[Given instruction]
Print nothing but the lines from the start of the listing below through the line that contains "(9.75,523) -- (600,523);". Do not include the pictures.
------------------------------------------------
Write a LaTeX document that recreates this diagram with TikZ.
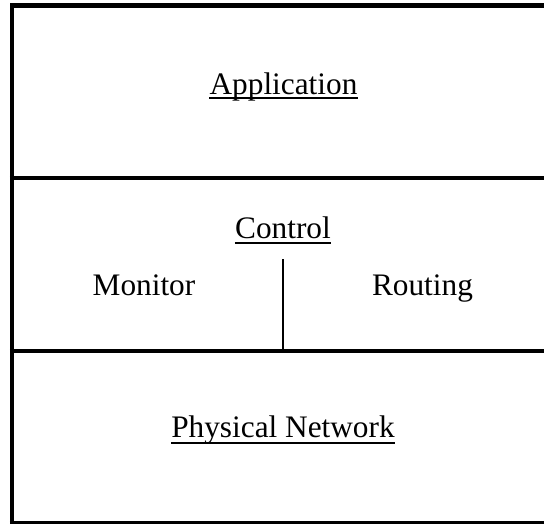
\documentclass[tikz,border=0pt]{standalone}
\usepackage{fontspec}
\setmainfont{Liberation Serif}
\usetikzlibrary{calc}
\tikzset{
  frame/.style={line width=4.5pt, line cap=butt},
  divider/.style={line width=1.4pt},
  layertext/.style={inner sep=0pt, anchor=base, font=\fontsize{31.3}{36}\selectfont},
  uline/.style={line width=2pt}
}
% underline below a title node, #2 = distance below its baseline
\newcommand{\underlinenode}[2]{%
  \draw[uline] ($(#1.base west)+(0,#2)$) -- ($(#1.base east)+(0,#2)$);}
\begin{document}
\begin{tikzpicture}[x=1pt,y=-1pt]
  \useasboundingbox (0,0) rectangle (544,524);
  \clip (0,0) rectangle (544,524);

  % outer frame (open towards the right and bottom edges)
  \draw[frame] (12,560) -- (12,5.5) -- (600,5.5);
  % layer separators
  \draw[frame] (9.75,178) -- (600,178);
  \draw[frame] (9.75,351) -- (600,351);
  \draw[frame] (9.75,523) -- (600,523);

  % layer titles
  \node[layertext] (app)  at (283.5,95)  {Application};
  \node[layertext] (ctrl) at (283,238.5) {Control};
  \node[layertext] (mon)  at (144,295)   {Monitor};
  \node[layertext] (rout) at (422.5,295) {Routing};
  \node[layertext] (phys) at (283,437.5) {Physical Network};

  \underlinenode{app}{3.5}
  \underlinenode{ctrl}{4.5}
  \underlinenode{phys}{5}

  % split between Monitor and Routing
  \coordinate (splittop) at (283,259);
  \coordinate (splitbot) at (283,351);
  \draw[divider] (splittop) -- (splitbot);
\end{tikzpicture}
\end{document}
------------------------------------------------
[Solution to this problem]
Write a LaTeX document that recreates this diagram with TikZ.
\documentclass[tikz,border=0pt]{standalone}
\usepackage{fontspec}
\setmainfont{Liberation Serif}
\usetikzlibrary{calc}
\tikzset{
  frame/.style={line width=4.5pt, line cap=butt},
  divider/.style={line width=1.4pt},
  layertext/.style={inner sep=0pt, anchor=base, font=\fontsize{31.3}{36}\selectfont},
  uline/.style={line width=2pt}
}
% underline below a title node, #2 = distance below its baseline
\newcommand{\underlinenode}[2]{%
  \draw[uline] ($(#1.base west)+(0,#2)$) -- ($(#1.base east)+(0,#2)$);}
\begin{document}
\begin{tikzpicture}[x=1pt,y=-1pt]
  \useasboundingbox (0,0) rectangle (544,524);
  \clip (0,0) rectangle (544,524);

  % outer frame (open towards the right and bottom edges)
  \draw[frame] (12,560) -- (12,5.5) -- (600,5.5);
  % layer separators
  \draw[frame] (9.75,178) -- (600,178);
  \draw[frame] (9.75,351) -- (600,351);
  \draw[frame] (9.75,523) -- (600,523);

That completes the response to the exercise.